Nada faz tão bem ao futebol como um grande personagem. E o lado instigante de levantar essa bola é que você num primeiro momento irá lembrar de nomes vitoriosos, atletas cheios de estilo, talentosos. Agora, se continuar seguindo o fio da meada encontrará outros de perfil distinto mas que comportam sem nenhuma dúvida esse rótulo. Semanas atrás andei provocando uns amigos usando para isso uma manchete que destacava o paradoxo do treinador argentino, Marcelo Bielsa, ser considerado o tal sem ter grandes conquistas para amparar essa condição. Perguntava a eles, com um sorrisinho cínico no rosto, que técnico brasileiro poderia se encaixar naquele perfil.

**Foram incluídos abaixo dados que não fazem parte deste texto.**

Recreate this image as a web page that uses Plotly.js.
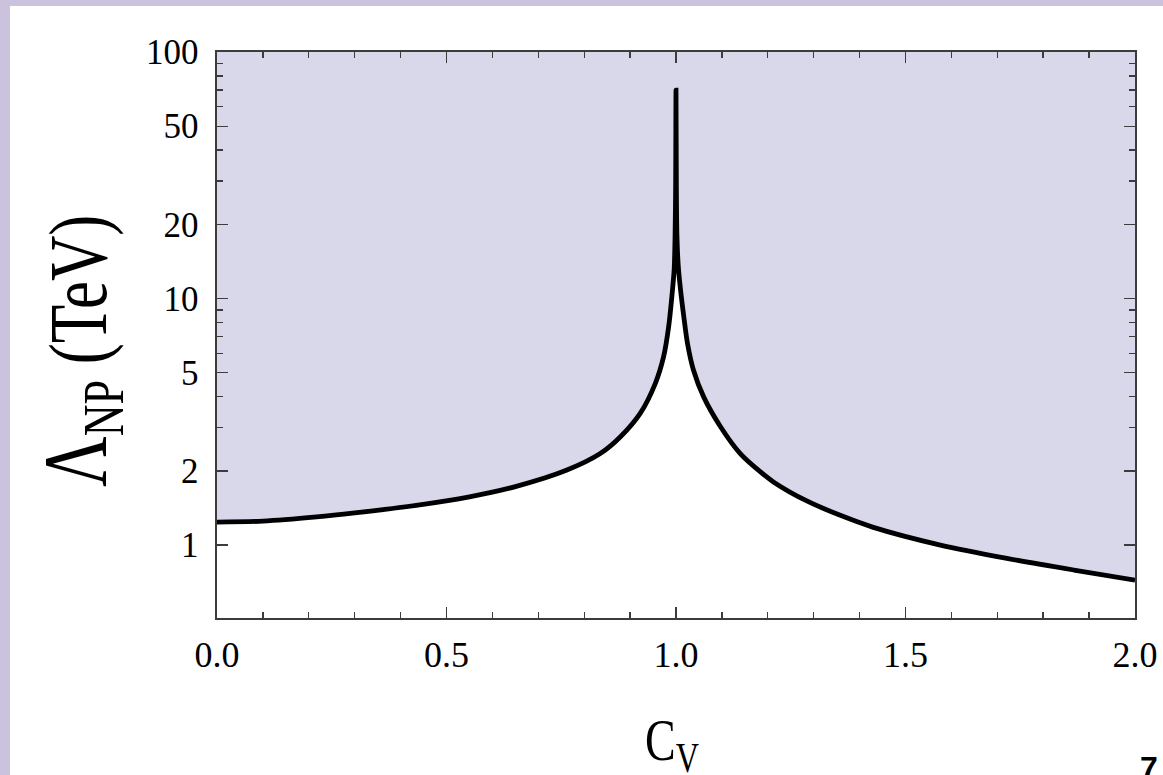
<!DOCTYPE html>
<html>
<head>
<meta charset="utf-8">
<script src="https://cdn.plot.ly/plotly-3.0.1.min.js"></script>
<style>
  html, body { margin: 0; padding: 0; width: 1163px; height: 775px; overflow: hidden; background: #cbc3dd; }
  #frame { position: absolute; left: 10px; top: 6px; width: 1153px; height: 769px; background: #ffffff; }
  #chart { width: 1153px; height: 769px; }
</style>
</head>
<body>
<div id="frame"><div id="chart"></div></div>
<script>
// c_V values and the bound Lambda_NP (TeV)
const cV = [0, 0.1, 0.217, 0.3, 0.434, 0.55, 0.652, 0.761, 0.835, 0.879, 0.922, 0.955, 0.973, 0.984, 0.991, 0.996, 0.998, 0.9992, 1.0,
            1.0008, 1.002, 1.005, 1.010, 1.017, 1.025, 1.038, 1.060, 1.097, 1.140, 1.184, 1.213, 1.285, 1.358, 1.430, 1.576, 1.721, 1.867, 2.0];
const lambdaNP = [1.24, 1.25, 1.30, 1.35, 1.45, 1.57, 1.73, 2.01, 2.35, 2.75, 3.42, 4.53, 5.81, 7.69, 10.2, 13.1, 18, 28, 70,
            28, 18, 13.5, 10.8, 8.44, 6.58, 5.13, 4.0, 3.02, 2.35, 1.98, 1.80, 1.51, 1.32, 1.18, 1.0, 0.883, 0.792, 0.721];

// upper edge of the allowed (shaded) region
const topX = [0, 2];
const topY = [100, 100];

const yTickVals = [1, 2, 5, 10, 20, 50, 100];
const yTickText = ['1', '2', '5', '10', '20', '50', '100'];
const yMinorVals = [3, 4, 6, 7, 8, 9, 30, 40, 60, 70, 80, 90];
const xTickVals = [0, 0.5, 1.0, 1.5, 2.0];
const xTickText = ['0.0', '0.5', '1.0', '1.5', '2.0'];

const serif = 'Liberation Serif, Times New Roman, serif';
const axisCol = '#3c3c3c';

const traces = [
  { x: topX, y: topY, mode: 'lines', line: { width: 0, color: 'rgba(0,0,0,0)' }, hoverinfo: 'skip', showlegend: false },
  { x: cV, y: lambdaNP, mode: 'lines', fill: 'tonexty', fillcolor: '#d9d8ea',
    line: { color: '#000000', width: 4.8, shape: 'spline', smoothing: 0.8 }, showlegend: false }
];

const layout = {
  width: 1153, height: 769,
  margin: { l: 207, r: 28, t: 46, b: 157 },
  paper_bgcolor: '#ffffff', plot_bgcolor: '#ffffff',
  showlegend: false,
  xaxis: {
    range: [0, 2], showgrid: false, zeroline: false,
    showline: true, linecolor: axisCol, linewidth: 1.6, mirror: 'ticks',
    ticks: 'inside', ticklen: 11, tickwidth: 1.4, tickcolor: axisCol,
    tickmode: 'array', tickvals: xTickVals, ticktext: xTickText,
    ticklabelstandoff: 4,
    tickfont: { family: serif, size: 36, color: '#000' },
    minor: { tickmode: 'linear', tick0: 0, dtick: 0.1, ticks: 'inside', ticklen: 6, tickwidth: 1.4, tickcolor: axisCol, showgrid: false }
  },
  yaxis: {
    type: 'log', range: [Math.log10(0.506), 2], showgrid: false, zeroline: false,
    showline: true, linecolor: axisCol, linewidth: 1.6, mirror: 'ticks',
    ticks: 'inside', ticklen: 11, tickwidth: 1.4, tickcolor: axisCol,
    tickmode: 'array', tickvals: yTickVals, ticktext: yTickText,
    ticklabelstandoff: 10,
    tickfont: { family: serif, size: 35, color: '#000' },
    minor: { tickmode: 'array', tickvals: yMinorVals, ticks: 'inside', ticklen: 6, tickwidth: 1.4, tickcolor: axisCol, showgrid: false }
  },
  annotations: [
    { xref: 'paper', yref: 'paper', x: 0, y: 0.4717, xshift: -137, xanchor: 'center', yanchor: 'middle',
      textangle: -90, showarrow: false,
      text: '<span style="font-size:70px">Λ</span><sub>NP</sub> (TeV)',
      font: { family: serif, size: 63, color: '#000' } },
    { xref: 'paper', yref: 'paper', x: 0.4955, y: 0, yshift: -126, xanchor: 'center', yanchor: 'middle',
      showarrow: false, text: 'C<sub>V</sub>',
      font: { family: serif, size: 46, color: '#000' } },
    { xref: 'paper', yref: 'paper', x: 1.0149, y: 0, yshift: -150, xanchor: 'center', yanchor: 'middle',
      showarrow: false, text: '<b>7</b>',
      font: { family: 'Liberation Sans, Arial, sans-serif', size: 32, color: '#000' } }
  ]
};

Plotly.newPlot('chart', traces, layout, { displayModeBar: false, staticPlot: true }).then(function (gd) {
  try {
    const anns = gd.querySelectorAll('.annotation');
    [0, 1].forEach(function (i) {
      const g = anns[i];
      if (!g) return;
      const t = g.querySelector('text.annotation-text');
      if (!t) return;
      const bb = t.getBBox();
      const cx = bb.x + bb.width / 2, cy = bb.y + bb.height / 2;
      t.setAttribute('transform', 'translate(' + cx + ',' + cy + ') scale(1,1.3) translate(' + (-cx) + ',' + (-cy) + ')');
    });
  } catch (e) {}
});
</script>
</body>
</html>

Como esperava - e concordava - o nome lembrado era sempre o de Fernando Diniz, treinador do São Paulo. Não se trata de comparar um ao outro por motivos óbvios. Se Bielsa em três décadas colocou em sua prateleira módicas cinco conquistas, amargou uma eliminação com a seleção de seu país numa primeira fase de Copa do Mundo, por outro lado, tem guardada em algum lugar uma medalha de ouro olímpica - que o Brasil custou muito a ganhar - e um sem fim de atitudes e teorias capazes de justificar seu lugar. A ideia aqui é aclarar um pouco o papel que o treinador do São Paulo exerce no nosso futebol, que está longe de ser comum. Eu vos pergunto: a vida de Fernando Diniz mudaria se ele tivesse passado pelo Lanús e caído na fase seguinte da Sul-Americana? Em nada, diria.

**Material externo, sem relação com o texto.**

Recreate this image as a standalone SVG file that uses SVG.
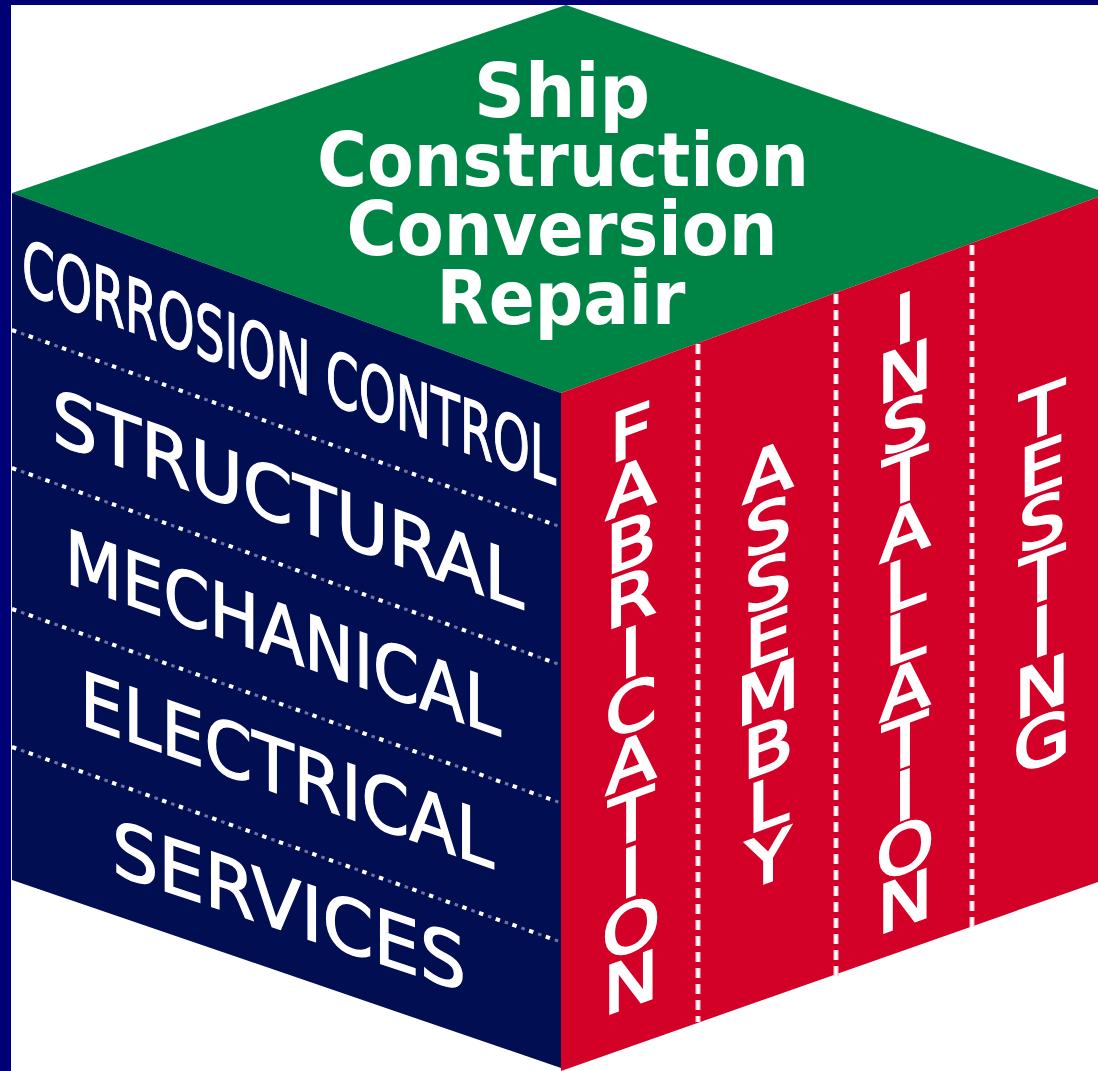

Diniz paga o preço de ser um diferente, o que sabemos todos nessa nossa sociedade é um desafio imenso. O time que ele comanda tem feito muitos gols, mas se vê criticado por tê-los sofrido aos montes. O que não é o ideal, obviamente. O torcedor quer é um time que vença por um a zero e seja campeão. Tudo bem. Há quem goste de música erudita e quem goste de sertanejo universitário. É do jogo. Mas chego a achar injusto que não se reconheça no São Paulo de Diniz aspectos elogiáveis. Tudo bem, o Lanús não jogava desde março quando recebeu o time paulista em La Fortaleza. Havia no ar um clima de já era . Mas o São Paulo foi lá, construiu um placar farto de gols, esteve perto de um bom resultado. E no jogo de volta, dividido entre a euforia da goleada sobre o Flamengo e o peso de ter que dar a volta por cima no time argentino, levou um gol quase de saída, foi outro time no segundo tempo, fez três gols e acabou eliminado.

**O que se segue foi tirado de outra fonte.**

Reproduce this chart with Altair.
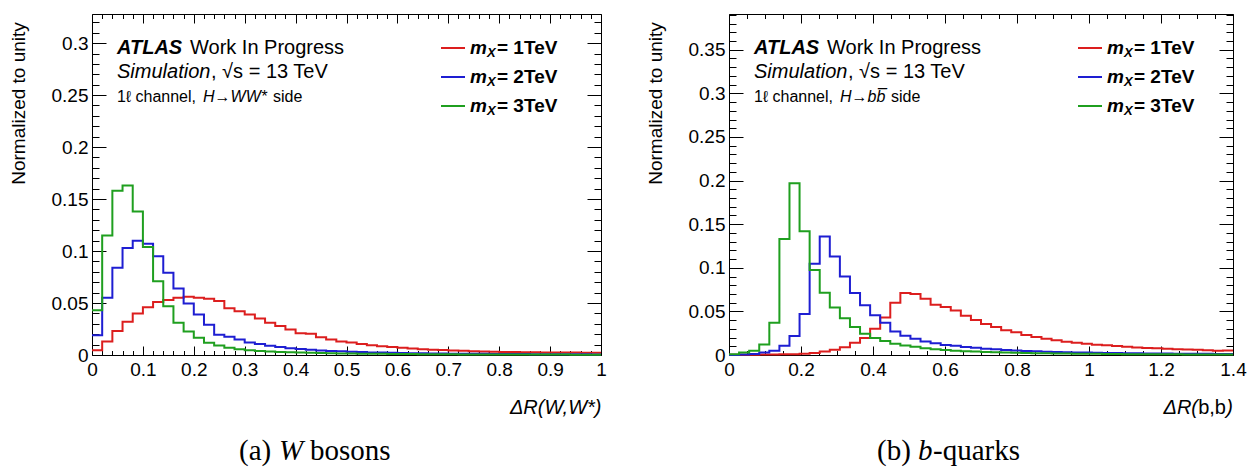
import altair as alt
import pandas as pd

FONT = "Liberation Sans"
SERIF = "Liberation Serif"

# ---------------- data (normalised histograms, 50 bins each) ----------------
masses = ["1TeV", "2TeV", "3TeV"]
colors = ["#dc1e1e", "#1e1ed2", "#1f9f1f"]

# Delta R(W, W*) on [0, 1]
ww_1tev = [0.0045, 0.013, 0.023, 0.032, 0.040, 0.046, 0.051, 0.053, 0.055, 0.056,
           0.055, 0.054, 0.052, 0.045, 0.042, 0.039, 0.035, 0.031, 0.028, 0.0245,
           0.021, 0.0205, 0.017, 0.015, 0.013, 0.012, 0.0105, 0.0093, 0.0085, 0.0076,
           0.0069, 0.0063, 0.0055, 0.0051, 0.0048, 0.0044, 0.0041, 0.0037, 0.0034, 0.0031,
           0.0030, 0.0028, 0.0027, 0.0026, 0.0025, 0.0024, 0.0024, 0.0023, 0.0022, 0.0022]
ww_2tev = [0.019, 0.055, 0.084, 0.103, 0.110, 0.107, 0.095, 0.079, 0.064, 0.0495,
           0.039, 0.029, 0.0195, 0.0175, 0.015, 0.012, 0.0105, 0.009, 0.0078, 0.0066,
           0.0057, 0.005, 0.0044, 0.0039, 0.0035, 0.0031, 0.0028, 0.0025, 0.0023, 0.0021,
           0.0019, 0.0017, 0.0016, 0.0015, 0.0014, 0.0013, 0.0012, 0.0011, 0.0011, 0.0010,
           0.0010, 0.0009, 0.0009, 0.0008, 0.0008, 0.0008, 0.0007, 0.0007, 0.0007, 0.0006]
ww_3tev = [0.043, 0.115, 0.158, 0.163, 0.138, 0.104, 0.071, 0.047, 0.031, 0.0227,
           0.0166, 0.0118, 0.0092, 0.0070, 0.0055, 0.0045, 0.0038, 0.0033, 0.0029, 0.0026,
           0.0023, 0.0021, 0.0019, 0.0017, 0.0015, 0.0014, 0.0013, 0.0012, 0.0011, 0.0010,
           0.0009, 0.0009, 0.0008, 0.0008, 0.0007, 0.0007, 0.0006, 0.0006, 0.0006, 0.0005,
           0.0005, 0.0005, 0.0005, 0.0004, 0.0004, 0.0004, 0.0004, 0.0003, 0.0003, 0.0003]

# Delta R(b, b) on [0, 1.4]
bb_1tev = [0.0002, 0.0003, 0.0004, 0.0005, 0.0007, 0.0008, 0.0010, 0.0015, 0.0023, 0.0040,
           0.0060, 0.0090, 0.0140, 0.0194, 0.0300, 0.0430, 0.0600, 0.0710, 0.0700, 0.0645,
           0.0575, 0.0550, 0.051, 0.045, 0.040, 0.0355, 0.032, 0.0285, 0.026, 0.023,
           0.0205, 0.0185, 0.0168, 0.0153, 0.014, 0.0128, 0.0118, 0.0112, 0.0102, 0.0095,
           0.0087, 0.0081, 0.0076, 0.0072, 0.0066, 0.0064, 0.0059, 0.0055, 0.0049, 0.0052]
bb_2tev = [0.0001, 0.0005, 0.0012, 0.003, 0.005, 0.0105, 0.0217, 0.047, 0.1047, 0.136,
           0.113, 0.090, 0.071, 0.057, 0.0457, 0.037, 0.027, 0.022, 0.0186, 0.0155,
           0.0136, 0.0116, 0.0105, 0.0092, 0.0082, 0.0072, 0.0065, 0.0058, 0.0052, 0.0047,
           0.0042, 0.0038, 0.0035, 0.0032, 0.0030, 0.0028, 0.0026, 0.0024, 0.0022, 0.0020,
           0.0019, 0.0018, 0.0017, 0.0016, 0.0015, 0.0014, 0.0013, 0.0013, 0.0012, 0.0012]
bb_3tev = [0.0008, 0.003, 0.005, 0.012, 0.037, 0.133, 0.197, 0.142, 0.0975, 0.0715,
           0.0545, 0.042, 0.032, 0.0245, 0.0195, 0.016, 0.013, 0.011, 0.0095, 0.0078,
           0.0066, 0.0056, 0.0050, 0.0044, 0.0039, 0.0035, 0.0031, 0.0028, 0.0025, 0.0023,
           0.0021, 0.0019, 0.0017, 0.0016, 0.0015, 0.0014, 0.0013, 0.0012, 0.0011, 0.0010,
           0.0010, 0.0009, 0.0009, 0.0008, 0.0008, 0.0007, 0.0007, 0.0006, 0.0006, 0.0005]

# axis tick values
x_major_w = [0, 0.1, 0.2, 0.3, 0.4, 0.5, 0.6, 0.7, 0.8, 0.9, 1]
x_minor_w = [round(0.02 * i, 4) for i in range(51)]
y_major_w = [0, 0.05, 0.1, 0.15, 0.2, 0.25, 0.3]
y_minor_w = [round(0.01 * i, 4) for i in range(33)]

x_major_b = [0, 0.2, 0.4, 0.6, 0.8, 1, 1.2, 1.4]
x_minor_b = [round(0.05 * i, 4) for i in range(29)]
y_major_b = [0, 0.05, 0.1, 0.15, 0.2, 0.25, 0.3, 0.35]
y_minor_b = [round(0.01 * i, 4) for i in range(40)]


def hist_df(values, xmax):
    w = xmax / len(values)
    xs = [round(i * w, 6) for i in range(len(values))] + [xmax]
    ys = list(values) + [values[-1]]
    return pd.DataFrame({"x": xs, "y": ys})


def txt(s, x, y, size=19, style="normal", weight="normal", font=FONT, align="left"):
    return alt.Chart(pd.DataFrame({"t": [s]})).mark_text(
        align=align, baseline="middle", font=font, fontSize=size,
        fontStyle=style, fontWeight=weight, color="black"
    ).encode(x=alt.value(x), y=alt.value(y), text="t:N")


def panel(series, xmax, ymax, W, H, x_major, x_minor, y_major, y_minor,
          xtest, xtitle, decay, cap):
    xs = alt.Scale(domain=[0, xmax], nice=False, zero=False)
    ys = alt.Scale(domain=[0, ymax], nice=False, zero=False)
    x_lab = alt.Axis(orient="bottom", values=x_major, format="~g", ticks=False, tickSize=0,
                     domain=False, grid=False, labelFlush=False, labelOverlap=False,
                     labelPadding=5, title=xtitle, titleAnchor="end", titleFontStyle="italic",
                     titleFontWeight="normal", titleFontSize=20, titlePadding=18)
    y_lab = alt.Axis(orient="left", values=y_major, format="~g", ticks=False, tickSize=0,
                     domain=False, grid=False, labelFlush=False, labelOverlap=False,
                     labelPadding=4, title="Normalized to unity", titleFontWeight="normal",
                     titleFontSize=19, titlePadding=23, titleY=89)
    layers = []
    for i, (vals, col) in enumerate(zip(series, colors)):
        layers.append(alt.Chart(hist_df(vals, xmax)).mark_line(
            interpolate="step-after", color=col, strokeWidth=2).encode(
            x=alt.X("x:Q", scale=xs, axis=x_lab if i == 0 else None),
            y=alt.Y("y:Q", scale=ys, axis=y_lab if i == 0 else None)))
    # inward ticks on all four sides
    xt = {"condition": {"test": xtest, "value": 9}, "value": 4.5}
    yt = {"condition": {"test": "abs(datum.value*20 - round(datum.value*20)) < 0.001", "value": 14},
          "value": 7}
    for xo, yo in (("top", "right"), ("bottom", "left")):
        layers.append(alt.Chart(hist_df(series[0], xmax)).mark_line(strokeOpacity=0).encode(
            x=alt.X("x:Q", scale=xs, axis=alt.Axis(orient=xo, offset=-H, values=x_minor,
                    tickSize=xt, labels=False, domain=False, grid=False, title=None)),
            y=alt.Y("y:Q", scale=ys, axis=alt.Axis(orient=yo, offset=-W, values=y_minor,
                    tickSize=yt, labels=False, domain=False, grid=False, title=None))))
    # ATLAS label block
    layers += [
        txt("ATLAS", 25, 34, size=20, style="italic", weight="bold"),
        txt("Work In Progress", 98, 34, size=20),
        txt("Simulation", 25, 58, size=20, style="italic"),
        txt(", \u221as = 13 TeV", 119, 58, size=20),
        txt("1\u2113 channel,", 25, 83, size=16),
        txt(decay[0], 111, 83, size=16, style="italic"),
        txt("side", decay[1], 83, size=16),
    ]
    # legend
    for k, (m, col) in enumerate(zip(masses, colors)):
        yy = 34 + 29 * k
        layers.append(alt.Chart(pd.DataFrame({"a": [0]})).mark_rule(color=col, strokeWidth=2).encode(
            x=alt.value(349), x2=alt.value(373), y=alt.value(yy)))
        layers.append(txt("m", 378, yy, style="italic", weight="bold"))
        layers.append(txt("X", 395, yy + 5, size=13, style="italic", weight="bold"))
        layers.append(txt("= " + m, 405, yy, weight="bold"))
    # x title split into styled pieces when needed
    if xtitle is None:
        layers += [
            txt(")", W, H + 53, size=20, style="italic", align="right"),
            txt("b,b", W - 7, H + 53, size=20, align="right"),
            txt("\u0394R(", W - 35, H + 53, size=20, style="italic", align="right"),
        ]
    # caption
    layers += [
        txt(cap[0], cap[3], 437, size=29, font=SERIF),
        txt(cap[1], cap[4], 437, size=29, font=SERIF, style="italic"),
        txt(cap[2], cap[5], 437, size=29, font=SERIF),
    ]
    return alt.layer(*layers).resolve_axis(x="independent", y="independent").properties(
        width=W, height=H)


left = panel([ww_1tev, ww_2tev, ww_3tev], 1.0, 0.328, 509, 341,
             x_major_w, x_minor_w, y_major_w, y_minor_w,
             "abs(datum.value*10 - round(datum.value*10)) < 0.001",
             "\u0394R(W,W*)", ("H\u2192WW*", 181), ("(a)", "W", "bosons", 147, 187, 218))
right = panel([bb_1tev, bb_2tev, bb_3tev], 1.4, 0.391, 504, 341,
              x_major_b, x_minor_b, y_major_b, y_minor_b,
              "abs(datum.value*5 - round(datum.value*5)) < 0.001",
              None, ("H\u2192bb\u0305", 162), ("(b)", "b", "-quarks", 148, 189, 204))

chart = alt.hconcat(left, right, spacing=38).properties(
    padding={"left": 0, "top": 5, "right": 0, "bottom": 0}
).configure_view(stroke="black", strokeWidth=1).configure_axis(
    labelFont=FONT, titleFont=FONT, labelFontSize=19, labelColor="black",
    titleColor="black", tickColor="black", tickWidth=1, domainColor="black"
)

chart.save("out.html", embed_options={"renderer": "svg", "actions": False})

Difícil dizer quanto essa derrocada tem da estratégia na qual se apostou e quanto tem da atitude dos que estavam em campo e tinham a missão de executá-la. De minha parte, vejo no toque da bola, na condução do jogo, um São Paulo com identidade. Escrevo antes do encontro ente os dois times, que voltou a se dar ontem a noite, dessa vez pela Copa do Brasil e com a sombra de outro grande personagem sobre ele: Rogério Ceni. O destino é algo fora do controle, pena não termos essa consciência constantemente. Digo isso porque em outra situação político administrativa, e isso parece consenso, a passagem de Diniz pelo Morumbi já teria se encerrado. Por aqui só um título absolve um treinador, mesmo que seja conquistado na base da retranca e do futebol opaco. Uma realidade que não perdoa nem grandes personagens.